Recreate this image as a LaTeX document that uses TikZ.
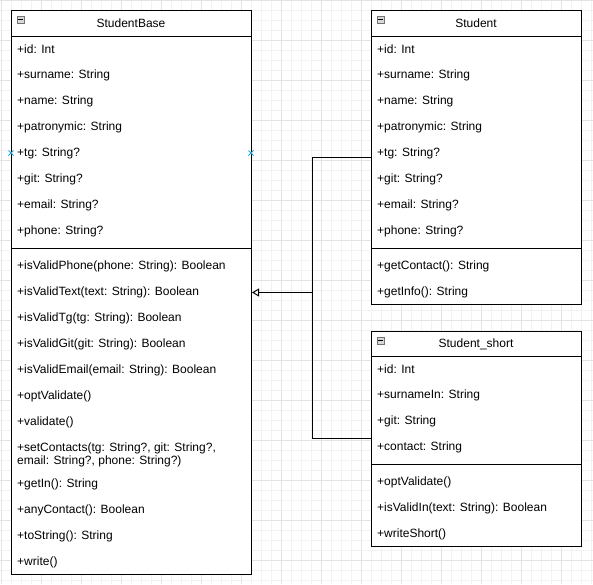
\documentclass[tikz,border=0pt]{standalone}
\usepackage{fontspec}
\setmainfont{Liberation Sans}
\usetikzlibrary{arrows.meta}
\definecolor{gridminor}{HTML}{F2F2F2}
\definecolor{gridmajor}{HTML}{E3E3E3}
\definecolor{markblue}{HTML}{29A3E0}
\definecolor{iconfill}{HTML}{D8D8D8}
\tikzset{
  classbox/.style={draw=black, line width=1pt, fill=white, anchor=north west, inner sep=0pt},
  row/.style={anchor=west, inner sep=0pt, font=\fontsize{12}{14}\selectfont},
  title/.style={anchor=center, inner sep=0pt, font=\fontsize{12}{14}\selectfont},
  sepline/.style={draw=black, line width=1pt},
  conn/.style={draw=black, line width=1pt},
  inherit/.style={conn, -{Triangle[open, length=7pt, width=8pt, fill=white]}},
  collapse/.style={draw=black!55, fill=iconfill, line width=0.6pt, minimum size=7pt, inner sep=0pt},
}
\newcommand{\markX}[1]{\draw[markblue, line width=0.8pt] ($#1+(-2.5,-2.5)$) -- ($#1+(2.5,2.5)$) ($#1+(-2.5,2.5)$) -- ($#1+(2.5,-2.5)$);}
\usetikzlibrary{calc}
\begin{document}
\begin{tikzpicture}[x=1pt,y=-1pt]
\useasboundingbox (0,0) rectangle (593,584);
\fill[white] (0,0) rectangle (593,584);
% grid
\foreach \gx in {1.7,11.7,...,593} {\draw[gridminor, line width=0.6pt] (\gx,0) -- (\gx,584);}
\foreach \gy in {0,10,...,584} {\draw[gridminor, line width=0.6pt] (0,\gy) -- (593,\gy);}
\foreach \gx in {1.7,41.7,...,593} {\draw[gridmajor, line width=0.8pt] (\gx,0) -- (\gx,584);}
\foreach \gy in {0,40,...,584} {\draw[gridmajor, line width=0.8pt] (0,\gy) -- (593,\gy);}

% ---------------- StudentBase ----------------
\node[classbox, minimum width=240pt, minimum height=564pt] (sb) at (11,10) {};
\draw[sepline] (11,36) -- (251,36);
\draw[sepline] (11,248) -- (251,248);
\node[collapse] (sbicon) at (20.5,19.5) {};
\draw[black, line width=0.8pt] (18.3,19.5) -- (22.7,19.5);
\node[title] (sbtitle) at (131,23) {StudentBase};
\node[row] (sb1) at (17,49) {+id: Int};
\node[row] (sb2) at (17,75) {+surname: String};
\node[row] (sb3) at (17,101) {+name: String};
\node[row] (sb4) at (17,127) {+patronymic: String};
\node[row] (sb5) at (17,153) {+tg: String?};
\node[row] (sb6) at (17,179) {+git: String?};
\node[row] (sb7) at (17,205) {+email: String?};
\node[row] (sb8) at (17,231) {+phone: String?};
\node[row] (sbm1) at (17,266) {+isValidPhone(phone: String): Boolean};
\node[row] (sbm2) at (17,292) {+isValidText(text: String): Boolean};
\node[row] (sbm3) at (17,318) {+isValidTg(tg: String): Boolean};
\node[row] (sbm4) at (17,344) {+isValidGit(git: String): Boolean};
\node[row] (sbm5) at (17,370) {+isValidEmail(email: String): Boolean};
\node[row] (sbm6) at (17,396) {+optValidate()};
\node[row] (sbm7) at (17,422) {+validate()};
\node[row, align=left, font=\fontsize{12}{13.5}\selectfont] (sbm8) at (17,455) {+setContacts(tg: String?, git: String?,\\email: String?, phone: String?)};
\node[row] (sbm9) at (17,484) {+getIn(): String};
\node[row] (sbm10) at (17,510) {+anyContact(): Boolean};
\node[row] (sbm11) at (17,536) {+toString(): String};
\node[row] (sbm12) at (17,562) {+write()};
\markX{(11,153)}
\markX{(251,153)}

% ---------------- Student ----------------
\node[classbox, minimum width=210pt, minimum height=294pt] (st) at (371,10) {};
\draw[sepline] (371,36) -- (581,36);
\draw[sepline] (371,248) -- (581,248);
\node[collapse] (sticon) at (380.5,19.5) {};
\draw[black, line width=0.8pt] (378.3,19.5) -- (382.7,19.5);
\node[title] (sttitle) at (476,23) {Student};
\node[row] (st1) at (377,49) {+id: Int};
\node[row] (st2) at (377,75) {+surname: String};
\node[row] (st3) at (377,101) {+name: String};
\node[row] (st4) at (377,127) {+patronymic: String};
\node[row] (st5) at (377,153) {+tg: String?};
\node[row] (st6) at (377,179) {+git: String?};
\node[row] (st7) at (377,205) {+email: String?};
\node[row] (st8) at (377,231) {+phone: String?};
\node[row] (stm1) at (377,266) {+getContact(): String};
\node[row] (stm2) at (377,292) {+getInfo(): String};

% ---------------- Student_short ----------------
\node[classbox, minimum width=210pt, minimum height=215pt] (ss) at (371,331) {};
\draw[sepline] (371,356) -- (581,356);
\draw[sepline] (371,464) -- (581,464);
\node[collapse] (ssicon) at (380.5,340.5) {};
\draw[black, line width=0.8pt] (378.3,340.5) -- (382.7,340.5);
\node[title] (sstitle) at (476,344) {Student\_short};
\node[row] (ss1) at (377,369) {+id: Int};
\node[row] (ss2) at (377,395) {+surnameIn: String};
\node[row] (ss3) at (377,421) {+git: String};
\node[row] (ss4) at (377,447) {+contact: String};
\node[row] (ssm1) at (377,482) {+optValidate()};
\node[row] (ssm2) at (377,508) {+isValidIn(text: String): Boolean};
\node[row] (ssm3) at (377,534) {+writeShort()};

% ---------------- connectors ----------------
\coordinate (jtop) at (312,157);
\coordinate (jbot) at (312,438);
\coordinate (jarr) at (312,292.5);
\draw[conn] (st.west |- jtop) -- (jtop) -- (jbot) -- (ss.west |- jbot);
\draw[inherit] (jarr) -- (sb.east |- jarr);
\end{tikzpicture}
\end{document}
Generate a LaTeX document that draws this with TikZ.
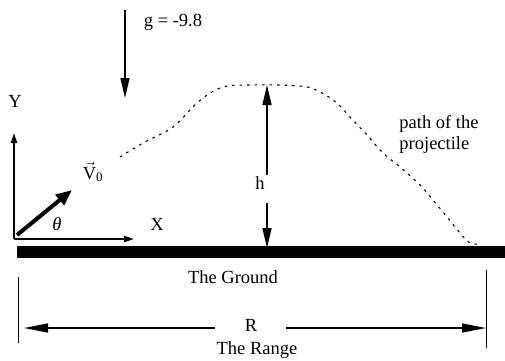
\documentclass[tikz,border=0pt]{standalone}
\usepackage{amsmath}
\usepackage{fontspec}
\setmainfont{Liberation Serif}
\usetikzlibrary{arrows.meta}
\begin{document}
\begin{tikzpicture}[x=1pt,y=-1pt,
  lbl/.style={font=\fontsize{18.5}{21}\selectfont, inner sep=0pt},
  longarr/.style={line width=1.3pt,-{Triangle[length=20pt,width=9pt]}},
  axisarr/.style={line width=2pt,-{Triangle[length=10pt,width=6pt]}},
  rangearr/.style={line width=1.3pt,-{Triangle[length=24pt,width=9pt]}},
  traj/.style={line width=1.1pt,dash pattern=on 2.5pt off 5pt}]
\useasboundingbox (0,0) rectangle (505,360);
% gravity
\coordinate (g0) at (125,10);
\coordinate (g1) at (125,98);
\draw[longarr] (g0) -- (g1);
\node[lbl] (glbl) at (173,22) {g = -9.8};
% axes
\coordinate (o) at (14,239);
\coordinate (ytip) at (14,133);
\coordinate (xtip) at (134,239);
\draw[axisarr] (o) -- (ytip);
\draw[axisarr] (o) -- (xtip);
\node[lbl] (ylbl) at (15,101) {Y};
\node[lbl] (xlbl) at (157,224) {X};
% velocity
\coordinate (v0) at (17,235);
\coordinate (v1) at (72,190);
\draw[line width=4pt,-{Triangle[length=16pt,width=13pt]}] (v0) -- (v1);
\node[lbl] (theta) at (57,224) {\itshape θ};
\node[lbl] (vlbl) at (93,172) {$\vec{\text{V}}_{\text{0}}$};
% trajectory
\draw[traj] plot[smooth,tension=0.6] coordinates {(120,157) (143,143) (173,127) (197,103) (220,88) (247,85) (300,86) (320,92) (337,103) (350,117) (367,135) (383,153) (400,167) (420,185) (433,200) (447,217) (460,233) (470,243) (478,244)};
\node[lbl,align=left] (plbl) at (439,134) {path of the\\projectile};
% ground
\fill (17,246) rectangle (505,258);
\node[lbl] (gnd) at (233,277) {The Ground};
% height
\node[lbl] (hlbl) at (260,183) {h};
\coordinate (htop) at (267,85);
\coordinate (hbot) at (267,248);
\draw[longarr] (267,175) -- (htop);
\draw[longarr] (267,203) -- (hbot);
% range
\coordinate (l0) at (18,277);
\coordinate (l1) at (18,343);
\coordinate (r0) at (486,270);
\coordinate (r1) at (486,348);
\draw[line width=1pt] (l0) -- (l1);
\draw[line width=1pt] (r0) -- (r1);
\node[lbl] (rlbl) at (251,325) {R};
\coordinate (ra) at (24,328);
\coordinate (rb) at (486,328);
\draw[rangearr] (215,328) -- (ra);
\draw[rangearr] (286,328) -- (rb);
\node[lbl] (rng) at (257,350) {The Range};
\end{tikzpicture}
\end{document}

* Your instructions *
Looking at the entries above, how many lines contain the word "this"? Answer with the number alone.

* The completed task *
2